(Figure scripts)
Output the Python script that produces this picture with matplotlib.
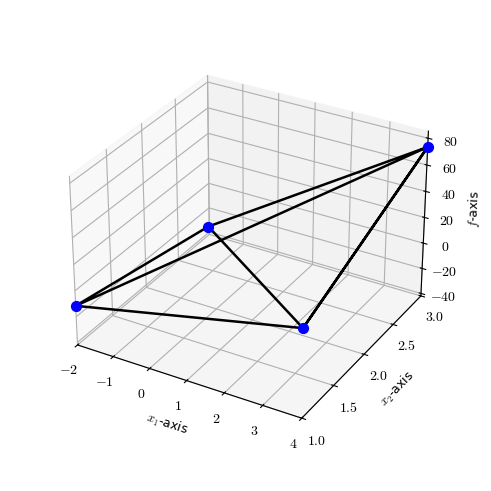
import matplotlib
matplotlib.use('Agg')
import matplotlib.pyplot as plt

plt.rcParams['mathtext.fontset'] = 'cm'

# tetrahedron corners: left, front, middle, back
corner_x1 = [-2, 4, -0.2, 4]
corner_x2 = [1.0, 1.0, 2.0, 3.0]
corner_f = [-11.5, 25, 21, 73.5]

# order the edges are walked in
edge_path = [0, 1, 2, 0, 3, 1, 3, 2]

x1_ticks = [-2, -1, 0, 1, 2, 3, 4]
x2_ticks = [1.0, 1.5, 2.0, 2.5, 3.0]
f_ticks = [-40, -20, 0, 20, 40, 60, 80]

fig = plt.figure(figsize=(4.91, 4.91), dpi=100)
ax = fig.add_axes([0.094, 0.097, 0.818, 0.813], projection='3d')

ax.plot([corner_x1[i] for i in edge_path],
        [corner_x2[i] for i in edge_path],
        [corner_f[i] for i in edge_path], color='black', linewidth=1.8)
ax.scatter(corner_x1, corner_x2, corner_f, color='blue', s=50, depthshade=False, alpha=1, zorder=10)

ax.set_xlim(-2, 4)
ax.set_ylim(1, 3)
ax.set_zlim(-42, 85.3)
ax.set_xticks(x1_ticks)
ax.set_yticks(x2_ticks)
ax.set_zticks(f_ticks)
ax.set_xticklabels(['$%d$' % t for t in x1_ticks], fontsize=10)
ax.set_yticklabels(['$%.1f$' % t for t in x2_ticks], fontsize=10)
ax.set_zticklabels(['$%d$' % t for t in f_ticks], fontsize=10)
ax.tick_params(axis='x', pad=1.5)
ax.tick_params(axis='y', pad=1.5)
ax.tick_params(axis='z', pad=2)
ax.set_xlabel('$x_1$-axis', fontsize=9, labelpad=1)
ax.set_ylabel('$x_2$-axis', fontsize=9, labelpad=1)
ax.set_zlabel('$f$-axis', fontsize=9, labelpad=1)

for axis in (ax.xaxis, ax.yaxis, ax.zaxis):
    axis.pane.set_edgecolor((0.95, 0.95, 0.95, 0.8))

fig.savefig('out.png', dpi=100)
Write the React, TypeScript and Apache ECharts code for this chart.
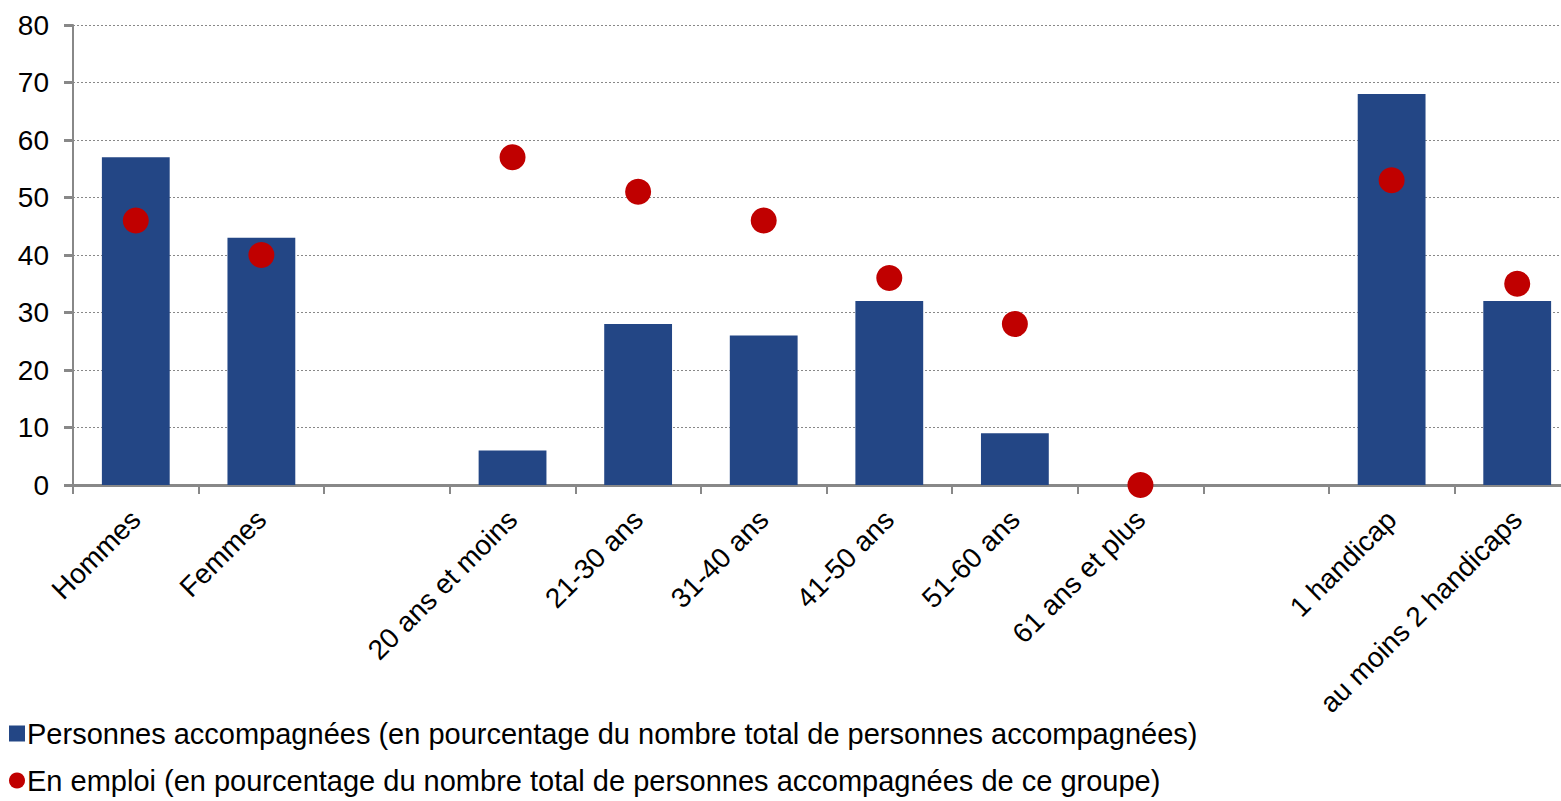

▶ [DO THIS] Copy out each line in the listing that has the word "matplotlib".

▶ [ANSWER FOR THE TASK]
Output the Python script that produces this picture with matplotlib.
import matplotlib
matplotlib.use('Agg')
import matplotlib.pyplot as plt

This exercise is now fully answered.